"Une explosion de cas" : le nombre de foyers de fièvre catarrhale ovine (FCO), qui touche essentiellement moutons et brebis, a plus que quadruplé en France en huit jours, avec 190 cas confirmés au 22 août dans des départements du nord du pays. "On fait face à une explosion des cas, mais toujours à proximité des premiers foyers (...) dans une zone qui s'élargit peu", a-t-on indiqué vendredi au ministère de l'Agriculture.
Dix départements du nord de la France sont désormais touchés : Aisne, Ardennes, Haute-Marne, Marne, Meurthe-et-Moselle, Meuse, Moselle, Nord, Oise, Pas-de-Calais. Un précédent bilan du gouvernement faisait état de 41 foyers le 14 août, dans six départements. La propagation de la FCO, dite aussi "maladie de la langue bleue", s'accélère également en Europe, l'Allemagne, les Pays-Bas et la Belgique étant aussi très touchés.
>> LIRE AUSSI - Faut-il s’inquiéter du virus de la fièvre hémorragique de Crimée-Congo, repéré sur des tiques dans le sud de la France ?

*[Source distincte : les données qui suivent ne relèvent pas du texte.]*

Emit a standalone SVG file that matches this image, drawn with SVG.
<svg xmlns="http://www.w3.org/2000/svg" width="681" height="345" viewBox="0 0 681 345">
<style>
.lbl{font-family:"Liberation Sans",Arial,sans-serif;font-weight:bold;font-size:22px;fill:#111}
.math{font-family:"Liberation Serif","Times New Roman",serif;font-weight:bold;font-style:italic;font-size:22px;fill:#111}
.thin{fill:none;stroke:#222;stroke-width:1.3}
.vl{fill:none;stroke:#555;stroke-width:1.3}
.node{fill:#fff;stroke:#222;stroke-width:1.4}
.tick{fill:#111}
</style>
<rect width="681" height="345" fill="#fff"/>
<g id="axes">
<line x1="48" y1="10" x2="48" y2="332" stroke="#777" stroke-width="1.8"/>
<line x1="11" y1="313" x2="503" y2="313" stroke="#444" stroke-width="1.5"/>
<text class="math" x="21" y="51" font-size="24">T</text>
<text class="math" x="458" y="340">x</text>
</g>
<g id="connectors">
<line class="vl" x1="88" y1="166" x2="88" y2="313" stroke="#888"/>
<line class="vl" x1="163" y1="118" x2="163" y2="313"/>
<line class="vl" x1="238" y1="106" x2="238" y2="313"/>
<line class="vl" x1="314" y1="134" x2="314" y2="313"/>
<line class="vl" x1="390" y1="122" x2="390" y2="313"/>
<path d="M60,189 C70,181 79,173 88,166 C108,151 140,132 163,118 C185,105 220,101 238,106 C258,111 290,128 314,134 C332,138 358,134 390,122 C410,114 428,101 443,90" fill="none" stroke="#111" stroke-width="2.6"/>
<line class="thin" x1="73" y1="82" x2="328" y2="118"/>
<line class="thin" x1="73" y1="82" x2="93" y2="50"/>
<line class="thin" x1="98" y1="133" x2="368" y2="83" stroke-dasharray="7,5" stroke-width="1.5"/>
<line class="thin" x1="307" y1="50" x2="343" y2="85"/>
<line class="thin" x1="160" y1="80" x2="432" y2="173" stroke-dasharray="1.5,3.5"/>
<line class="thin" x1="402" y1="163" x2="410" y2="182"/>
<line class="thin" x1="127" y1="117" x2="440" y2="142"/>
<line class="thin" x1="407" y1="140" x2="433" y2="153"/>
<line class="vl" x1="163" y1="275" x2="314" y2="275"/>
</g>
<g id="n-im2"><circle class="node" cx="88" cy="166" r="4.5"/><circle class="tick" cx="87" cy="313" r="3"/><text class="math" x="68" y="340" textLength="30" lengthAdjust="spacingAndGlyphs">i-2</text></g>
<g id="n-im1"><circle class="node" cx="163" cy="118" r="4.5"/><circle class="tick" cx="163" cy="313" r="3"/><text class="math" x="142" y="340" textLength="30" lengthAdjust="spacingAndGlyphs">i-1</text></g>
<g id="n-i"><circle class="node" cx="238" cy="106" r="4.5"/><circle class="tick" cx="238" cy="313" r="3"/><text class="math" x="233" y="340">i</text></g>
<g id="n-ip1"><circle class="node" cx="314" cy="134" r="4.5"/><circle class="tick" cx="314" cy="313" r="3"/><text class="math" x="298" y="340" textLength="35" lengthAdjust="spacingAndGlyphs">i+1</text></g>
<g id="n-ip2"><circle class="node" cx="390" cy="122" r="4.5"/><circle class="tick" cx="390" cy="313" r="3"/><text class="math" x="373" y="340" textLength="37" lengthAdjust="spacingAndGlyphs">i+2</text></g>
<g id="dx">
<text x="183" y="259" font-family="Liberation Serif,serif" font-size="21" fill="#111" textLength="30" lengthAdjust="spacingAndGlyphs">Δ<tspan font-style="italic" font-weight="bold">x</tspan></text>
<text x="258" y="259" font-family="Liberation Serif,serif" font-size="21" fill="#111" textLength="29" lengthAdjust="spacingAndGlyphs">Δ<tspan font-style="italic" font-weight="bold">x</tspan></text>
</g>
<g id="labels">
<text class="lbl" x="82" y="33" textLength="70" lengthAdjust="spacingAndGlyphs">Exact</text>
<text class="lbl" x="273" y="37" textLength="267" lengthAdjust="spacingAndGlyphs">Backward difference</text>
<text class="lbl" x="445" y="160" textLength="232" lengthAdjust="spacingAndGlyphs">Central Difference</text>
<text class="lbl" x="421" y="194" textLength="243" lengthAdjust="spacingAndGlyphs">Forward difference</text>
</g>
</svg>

La vaccination contre cette maladie, non transmissible à l'homme et dont un nouveau sérotype (3) est apparu le 5 août en France, a débuté, mais trop tardivement, selon la Fédération nationale ovine (FNO). "On est bien dans une phase d'explosion. On aurait pu vacciner un mois plus tôt pour avoir l'immunité acquise au pic de l'épidémie", a déclaré à l'AFP Emmanuel Fontaine, en charge des affaires sanitaires à la FNO.
Dans les Ardennes, l'éleveur Bruno Miser a dit sa colère à l'AFP : "On réclame des vaccins depuis le mois d'octobre !" Il vaccine depuis deux jours un troupeau déjà en partie malade et s'attend "à ramasser des cadavres à la pelle" dans les prochains jours.

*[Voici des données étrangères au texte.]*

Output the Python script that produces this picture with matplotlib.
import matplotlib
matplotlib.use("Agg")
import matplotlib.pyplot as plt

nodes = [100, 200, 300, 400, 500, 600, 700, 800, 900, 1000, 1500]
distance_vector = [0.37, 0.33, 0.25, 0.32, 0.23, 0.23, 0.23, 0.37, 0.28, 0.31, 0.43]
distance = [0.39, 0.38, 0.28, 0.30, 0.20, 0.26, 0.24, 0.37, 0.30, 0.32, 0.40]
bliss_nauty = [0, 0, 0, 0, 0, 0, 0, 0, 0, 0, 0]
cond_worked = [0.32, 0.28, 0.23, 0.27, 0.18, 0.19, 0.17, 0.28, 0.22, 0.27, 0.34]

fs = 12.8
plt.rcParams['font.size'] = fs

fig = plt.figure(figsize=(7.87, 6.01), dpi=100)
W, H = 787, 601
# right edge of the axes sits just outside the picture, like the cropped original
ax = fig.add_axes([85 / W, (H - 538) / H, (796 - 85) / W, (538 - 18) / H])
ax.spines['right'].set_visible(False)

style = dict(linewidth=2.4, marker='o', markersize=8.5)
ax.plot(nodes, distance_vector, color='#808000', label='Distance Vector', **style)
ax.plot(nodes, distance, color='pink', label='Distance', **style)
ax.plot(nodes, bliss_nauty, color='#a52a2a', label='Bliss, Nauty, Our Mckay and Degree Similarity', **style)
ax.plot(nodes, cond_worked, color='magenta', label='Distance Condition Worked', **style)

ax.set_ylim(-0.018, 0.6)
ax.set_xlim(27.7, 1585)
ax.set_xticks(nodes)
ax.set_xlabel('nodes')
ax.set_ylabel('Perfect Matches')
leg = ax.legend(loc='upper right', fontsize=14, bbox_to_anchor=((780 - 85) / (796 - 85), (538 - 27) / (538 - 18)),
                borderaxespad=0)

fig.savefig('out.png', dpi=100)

"Maintenant, il faudrait élargir la zone de vaccination et commander environ 2 millions de doses supplémentaires" pour les ovins, estime Emmanuel Fontaine, alors que l'État a pour le moment prévu de distribuer 1,1 million de doses pour les ovins et 5,3 millions pour les bovins, en ciblant les régions les plus à risques, au nord de la Loire où les déplacements d'animaux sont soumis à restriction.
"Pris en étau"
Le nouveau sérotype 3 du virus été décelé pour la première fois en Europe en septembre 2023, aux Pays-Bas, avant d'être détecté en Belgique, en Allemagne et au Royaume-Uni dans les mois suivants. De premiers cas ont été confirmés début août en France, au Luxembourg et au Danemark. Face à l'accélération de la propagation, le gouvernement affirme être "à l'écoute de la détresse des éleveurs" et "n'exclut rien", sans s'engager à passer pour le moment de nouvelles commandes de vaccins.
Le ministère de l'Agriculture reconnaît des "lenteurs" dans la première phase de déploiement des vaccins, mais affirme que la campagne de vaccination a démarré "avant l'arrivée des premiers cas" en France. La fièvre catarrhale ovine se manifeste par de la fièvre, des troubles respiratoires, une langue pendante ou encore la perte des petits en gestation et parfois par la mort des animaux, dans des proportions variables d'un élevage à l'autre. Sa détection n'entraîne pas l'abattage des bêtes, contrairement à la grippe aviaire. Elle touche aussi les bovins, mais avec une mortalité très faible.
La FCO est présente depuis des années en France mais avec d'autres sérotypes, les numéros 4 et 8. Le sud du pays est actuellement confronté à une épizootie de FCO 8 qui a causé la mort de milliers de bêtes dans des élevages ces dernières semaines.
Jeudi, des éleveurs se sont rassemblés à Foix (Ariège) à l'appel de la Confédération paysanne (3e syndicat agricole) pour réclamer des indemnisations après la mort estimée de 4.000 brebis en Occitanie depuis juin. La vaccination contre la FCO 8 existe, mais n'est pas prise en charge par l'État.
"Cette année, nous faisons face à un nouveau variant du sérotype 8, plus virulent et qui progresse. Avant, le moucheron culicoïde (insecte vecteur) n'évoluait pas au-delà de 800 mètres d'altitude, maintenant, on a des élevages touchés à 1.000 mètres", explique Emmanuel Fontaine. "C'est pour cela que les éleveurs demandent une aide de l'État. Entre la FCO 8 qui remonte et la FCO 3 qui descend, les éleveurs du centre, où se concentrent les gros troupeaux, sont pris en étau", prévient-il, inquiet pour l'avenir du cheptel français, d'un peu moins de 6 millions de brebis.